Following independence, leaders such as Siaka Stevens in Sierra Leone and Robert Mugabe in Zimbabwe failed to reform the boards to truly benefit producers. Instead, they repurposed them for political control and resource extraction, often to an even greater extent than their colonial predecessors.
Read also: Nigeria’s first National Export Trading Company set to berth
How NETCO differs from its colonial antecedents
Against this historical backdrop, a natural question arises: how does NETCO differ from its colonial antecedents?
Set up by the Federal Ministry of Industry, Trade and Investment in collaboration with the Nigeria Commodity Exchange, Afreximbank, and the Africa Trade and Distribution Company, NETCO aims to support smallholder farmers and export-focused MSMEs by providing market intelligence, logistics, finance, and access to global markets.
According to Chika Mbonu, Business Analyst at Arise News, the initiative could be transformative if executed with discipline and integrity.
“This new initiative is a game changer for small exporters and Nigerian farmers, if it’s done properly,” Mbonu noted. “Nigerian farmers and exporters have struggled with post-harvest losses, warehousing, finance, packaging, and market access. This new company is designed to solve those problems and help them sell globally. But like many Nigerian projects, the risk is in the execution. If it fails, it becomes another ‘we told you so’ moment.”
He further stressed the need for institutional rigour. “Our problem in Nigeria isn’t that we can’t think or generate good ideas—we can. The issue is always implementation. Hopefully, with Afreximbank involved, this one will succeed.”
In many respects, NETCO mirrors the structure of the former marketing boards. It aggregates farm produce, facilitates exports, and acts as a conduit between rural farmers and foreign buyers. Government involvement remains, albeit in a more collaborative framework involving trade-focused institutions like Afreximbank, rather than state monopolies.

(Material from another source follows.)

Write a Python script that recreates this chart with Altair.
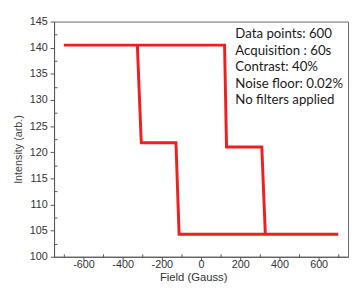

However, the differences are significant. Unlike the price-fixing regime of the past, NETCO embraces a market-driven approach, allowing producers to benefit from real-time global pricing. Whereas old boards maintained a monopoly over export crops, NETCO fosters competition and inclusivity, opening doors for cooperatives, aggregators, and MSMEs.
Another notable improvement is the focus on efficient, commercially viable payment systems, contrasting sharply with the delayed, opaque processes that plagued the former boards. Additionally, NETCO’s strong private-sector partnerships represent a structural shift from the bureaucratic inefficiencies that defined the earlier era. Its alignment with the African Continental Free Trade Area (AfCFTA) also places it firmly within a liberalised trade framework, far removed from the protectionist tendencies of the 20th-century model.
Perhaps most importantly, NETCO is being built with access to market intelligence, export training, and logistics support, positioning Nigerian producers to compete, not merely comply in a global trading system.
While its success is far from guaranteed, NETCO could be the institutional catalyst Nigeria has long needed to transform its non-oil export sector. If properly implemented, it may very well serve as the first true pro-farmer marketing board in Nigeria’s history.